• [Stated goal]: Omit pictures and quote the listing below line by line, from its start through the line that holds "ax.plot([i, i], [0, -1.6], color=YELLOW, lw=lw, zorder=4)".

○ ○ ○ ○

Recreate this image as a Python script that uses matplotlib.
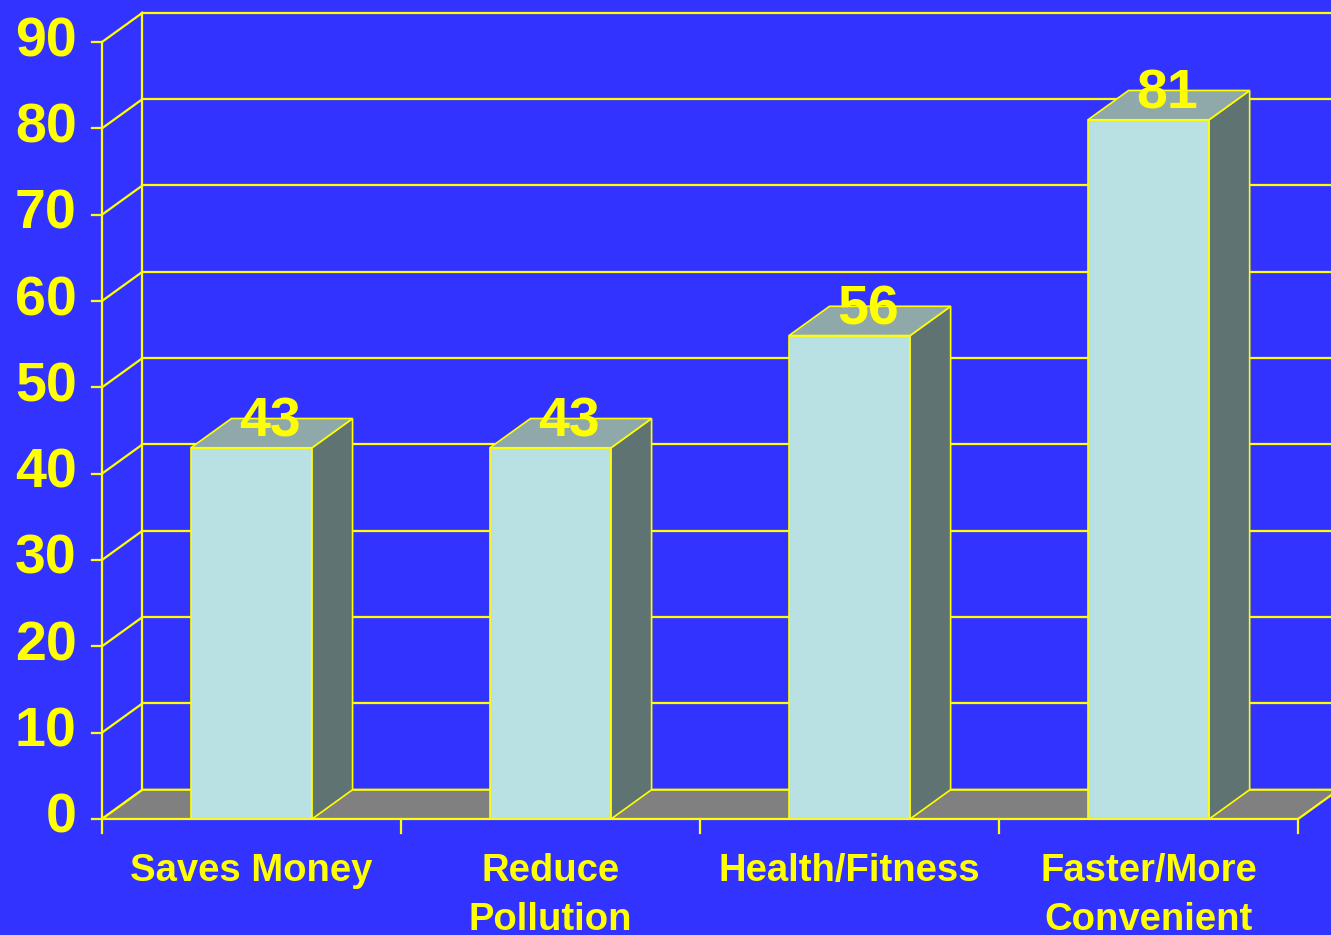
import matplotlib
matplotlib.use("Agg")
import matplotlib.pyplot as plt
from matplotlib.patches import Polygon

# Survey data
categories = ["Saves Money", "Reduce\nPollution", "Health/Fitness", "Faster/More\nConvenient"]
values = [43, 43, 56, 81]
y_ticks = [0, 10, 20, 30, 40, 50, 60, 70, 80, 90]

BG = "#3333FF"
YELLOW = "#FFFF00"
FRONT = "#B9E0E3"
SIDE = "#5F7373"
TOP = "#8FA9AB"
FLOOR = "#808080"
FONT = "Liberation Sans"

fig = plt.figure(figsize=(13.31, 9.35), dpi=100, facecolor=BG)
ax = fig.add_axes([0, 0, 1, 1])
ax.set_facecolor(BG)
ax.set_xlim(-0.341, 4.110)
ax.set_ylim(-13.44, 94.87)
ax.axis("off")

n = len(categories)
ymax = y_ticks[-1]
dx = 0.1355          # depth offset (category units)
dy = 3.39            # depth offset (value units)
bw = 0.405           # bar width
lw = 1.6

# back wall and left wall grid
for v in y_ticks:
    if v > 0:
        ax.plot([dx, 4.3], [v + dy, v + dy], color=YELLOW, lw=lw, zorder=1)
    ax.plot([0, dx], [v, v + dy], color=YELLOW, lw=lw, zorder=1)
    ax.plot([-0.034, 0], [v, v], color=YELLOW, lw=lw, zorder=4)
ax.plot([dx, dx], [dy, ymax + dy], color=YELLOW, lw=lw, zorder=1)
ax.plot([0, 0], [0, ymax], color=YELLOW, lw=lw, zorder=4)

# floor
floor = Polygon([(0, 0), (n, 0), (n + dx, dy), (dx, dy)], closed=True,
                facecolor=FLOOR, edgecolor=YELLOW, lw=lw, zorder=2)
ax.add_patch(floor)
for i in range(n + 1):
    ax.plot([i, i], [0, -1.6], color=YELLOW, lw=lw, zorder=4)

# 3-D bars
for i, v in enumerate(values):
    c = i + 0.5
    x0, x1 = c - bw / 2, c + bw / 2
    front = Polygon([(x0, 0), (x1, 0), (x1, v), (x0, v)], closed=True,
                    facecolor=FRONT, edgecolor=YELLOW, lw=1.2, zorder=3)
    side = Polygon([(x1, 0), (x1 + dx, dy), (x1 + dx, v + dy), (x1, v)], closed=True,
                   facecolor=SIDE, edgecolor=YELLOW, lw=1.2, zorder=3)
    top = Polygon([(x0, v), (x1, v), (x1 + dx, v + dy), (x0 + dx, v + dy)], closed=True,
                  facecolor=TOP, edgecolor=YELLOW, lw=1.2, zorder=3)
    for p in (front, side, top):
        ax.add_patch(p)
    ax.text(c + dx / 2 - 0.005, v + dy - 0.45, f"{v}", color=YELLOW, fontsize=40,
            fontweight="bold", family=FONT, ha="center", va="center", zorder=5)
    ax.text(c, -3.95, categories[i], color=YELLOW, fontsize=27.5, fontweight="bold",
            family=FONT, ha="center", va="top", linespacing=1.45, zorder=5)

# value axis labels
for v in y_ticks:
    ax.text(-0.085, v, f"{v}", color=YELLOW, fontsize=40, fontweight="bold",
            family=FONT, ha="right", va="center", zorder=5)

fig.savefig("out.png", dpi=100, facecolor=BG)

○ ○ ○ ○

• [Answer below]:
Recreate this image as a Python script that uses matplotlib.
import matplotlib
matplotlib.use("Agg")
import matplotlib.pyplot as plt
from matplotlib.patches import Polygon

# Survey data
categories = ["Saves Money", "Reduce\nPollution", "Health/Fitness", "Faster/More\nConvenient"]
values = [43, 43, 56, 81]
y_ticks = [0, 10, 20, 30, 40, 50, 60, 70, 80, 90]

BG = "#3333FF"
YELLOW = "#FFFF00"
FRONT = "#B9E0E3"
SIDE = "#5F7373"
TOP = "#8FA9AB"
FLOOR = "#808080"
FONT = "Liberation Sans"

fig = plt.figure(figsize=(13.31, 9.35), dpi=100, facecolor=BG)
ax = fig.add_axes([0, 0, 1, 1])
ax.set_facecolor(BG)
ax.set_xlim(-0.341, 4.110)
ax.set_ylim(-13.44, 94.87)
ax.axis("off")

n = len(categories)
ymax = y_ticks[-1]
dx = 0.1355          # depth offset (category units)
dy = 3.39            # depth offset (value units)
bw = 0.405           # bar width
lw = 1.6

# back wall and left wall grid
for v in y_ticks:
    if v > 0:
        ax.plot([dx, 4.3], [v + dy, v + dy], color=YELLOW, lw=lw, zorder=1)
    ax.plot([0, dx], [v, v + dy], color=YELLOW, lw=lw, zorder=1)
    ax.plot([-0.034, 0], [v, v], color=YELLOW, lw=lw, zorder=4)
ax.plot([dx, dx], [dy, ymax + dy], color=YELLOW, lw=lw, zorder=1)
ax.plot([0, 0], [0, ymax], color=YELLOW, lw=lw, zorder=4)

# floor
floor = Polygon([(0, 0), (n, 0), (n + dx, dy), (dx, dy)], closed=True,
                facecolor=FLOOR, edgecolor=YELLOW, lw=lw, zorder=2)
ax.add_patch(floor)
for i in range(n + 1):
    ax.plot([i, i], [0, -1.6], color=YELLOW, lw=lw, zorder=4)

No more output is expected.